Management theory’s stasis endures because it bolsters the simple, quaalude-like story we want to tell about America. That we are a nation of endless, upward progress. That we are always striving for a freer society, imperfect but evolving, forever nearing a state of complete equality for all. It’s no wonder our politicians, in election cycle after election cycle, promise to bring manufacturing back to America and simultaneously goose innovation which suggests the resurrection of the idealized midcentury defined by companies like GE. Of course, the continuing existence of a usurious financial sector makes this return impossible, not to mention the fact that the midcentury New Deal state was deficient in all kinds of ways that make it undesirable as well. Finance has become so thoroughly triumphant that one of our largest, most consequential exports is not GE washing machines or turbines but the $100 bill.

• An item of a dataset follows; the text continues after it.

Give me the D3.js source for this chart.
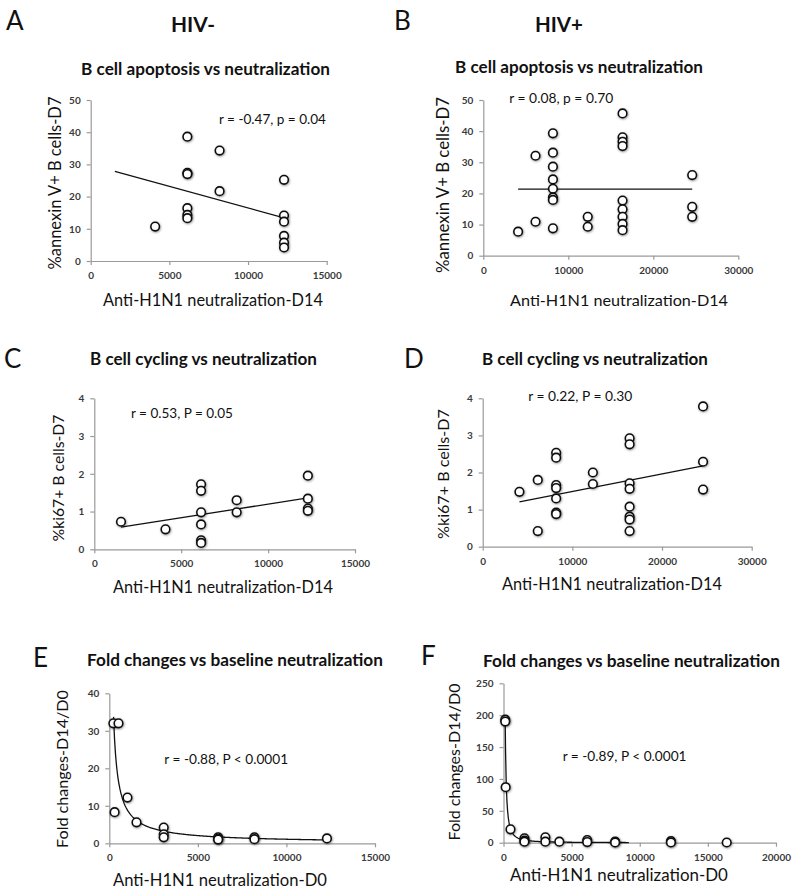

From a certain vantage point, the United States is not much more than a central bank to the world, with an ailing, dysfunctional country attached to its hip.
But banging the gong of American manufacturing is useful because it allows politicians to sidestep the real task at hand: to make the work that Americans actually engage in—hotel and restaurant jobs, health care work, and retail sales—better paid, safer, more fulfilling, and fields in which it is possible to realize democracy, autonomy, and whatever the supposed goals of this society are. Politicians are the corporate managers of public life; their only remaining function, just like real managers, is to guard and reproduce their position in society while zealously maintaining the tenuous status quo.
Management theorists and their acolytes can never describe a world in which groups of people other than themselves have power, and thus, will always be obstacles to a more egalitarian social order. If we hope to find an actually inspiring story about the future, we’ll need to look elsewhere.